Game theory shouldn't be used to "win" a relationship; it should be used to design the environment so that "winning" becomes irrelevant. In traditional game theory, we analyze a game to find the strategy that maximizes our own payoff. In a relationship, if you find yourself calculating Nash Equilibria, you've already lost. If you're calculating Nash Equilibria about your loved ones, the "game" has shifted from Cooperative to Non-Cooperative. Most people view relationships through the lens of a one-shot game (like a single argument or a choice of where to eat). However, a healthy relationship is an iterated or repeated game with an unknown end date. The most successful social relationships are those where the players intentionally "break" their own rationality. Use game theory not as a playbook, but as a thermometer. If you and your partner are in a "Prisoner's Dilemma" (where both being selfish is the "logical" choice but leads to the worst outcome), game theory helps you see the trap. It helps you realize that if you punish your partner for being honest, you are effectively "incentivizing" them to lie in the next round of the game. It reveals when one person has more "information" than the other, creating an imbalance that leads to anxiety rather than trust.

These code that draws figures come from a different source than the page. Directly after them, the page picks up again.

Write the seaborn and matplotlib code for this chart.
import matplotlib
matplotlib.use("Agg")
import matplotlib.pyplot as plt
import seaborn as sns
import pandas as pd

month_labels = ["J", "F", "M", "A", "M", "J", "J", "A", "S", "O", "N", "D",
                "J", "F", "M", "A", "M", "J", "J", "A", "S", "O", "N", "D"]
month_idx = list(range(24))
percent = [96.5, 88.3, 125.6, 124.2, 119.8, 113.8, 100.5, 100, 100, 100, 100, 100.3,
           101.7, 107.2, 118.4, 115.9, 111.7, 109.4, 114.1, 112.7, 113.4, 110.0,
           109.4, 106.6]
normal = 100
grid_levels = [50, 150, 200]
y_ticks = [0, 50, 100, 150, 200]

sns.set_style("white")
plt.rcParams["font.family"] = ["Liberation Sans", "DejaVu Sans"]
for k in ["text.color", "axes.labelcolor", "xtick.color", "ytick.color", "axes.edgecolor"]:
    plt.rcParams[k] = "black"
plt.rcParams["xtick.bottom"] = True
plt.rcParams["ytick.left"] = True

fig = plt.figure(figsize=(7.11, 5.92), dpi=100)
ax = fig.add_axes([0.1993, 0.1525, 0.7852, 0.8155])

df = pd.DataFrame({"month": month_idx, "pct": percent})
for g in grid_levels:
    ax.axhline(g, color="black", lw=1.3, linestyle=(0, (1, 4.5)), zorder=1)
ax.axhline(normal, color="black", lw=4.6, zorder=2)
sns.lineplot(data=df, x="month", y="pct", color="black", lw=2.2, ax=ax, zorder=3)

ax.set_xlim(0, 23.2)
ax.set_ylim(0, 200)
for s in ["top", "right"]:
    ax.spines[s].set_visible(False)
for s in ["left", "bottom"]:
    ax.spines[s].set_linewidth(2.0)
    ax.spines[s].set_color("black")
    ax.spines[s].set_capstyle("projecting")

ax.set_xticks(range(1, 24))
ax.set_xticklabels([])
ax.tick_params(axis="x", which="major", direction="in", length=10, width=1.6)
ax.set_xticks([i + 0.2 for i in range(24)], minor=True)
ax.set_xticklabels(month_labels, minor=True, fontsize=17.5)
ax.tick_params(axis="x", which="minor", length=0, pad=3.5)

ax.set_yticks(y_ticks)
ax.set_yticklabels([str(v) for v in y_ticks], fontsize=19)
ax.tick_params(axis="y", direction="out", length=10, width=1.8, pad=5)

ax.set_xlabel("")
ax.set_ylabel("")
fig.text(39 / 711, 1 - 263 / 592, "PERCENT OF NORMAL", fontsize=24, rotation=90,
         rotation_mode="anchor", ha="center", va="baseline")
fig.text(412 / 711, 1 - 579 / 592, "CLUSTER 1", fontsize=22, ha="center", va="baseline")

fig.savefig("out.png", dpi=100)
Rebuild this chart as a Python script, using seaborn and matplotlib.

If you optimize for your own payoff, you eventually turn your partner into an opponent. Once you treat a partner as a variable to be managed rather than a person to be known, the "emotional payoff" of the relationship drops to zero. Game theory requires a "Utility Function," a way to score a win. But how do you score the "utility" of a quiet morning or a shared laugh? If you can't measure it accurately, your model is built on sand. In a cold, mathematical world, vulnerability is a weakness that can be exploited. In a relationship, vulnerability is the only mechanism that builds the "Infinite Loop" of trust. You should use game theory to understand the mechanics of conflict, but you should never use it to govern the mechanics of connection. Think of game theory like a map of the ocean: it's great for seeing where the dangerous whirlpools are, but it's a terrible way to learn how to swim. To truly connect, you eventually have to put the map down and get wet.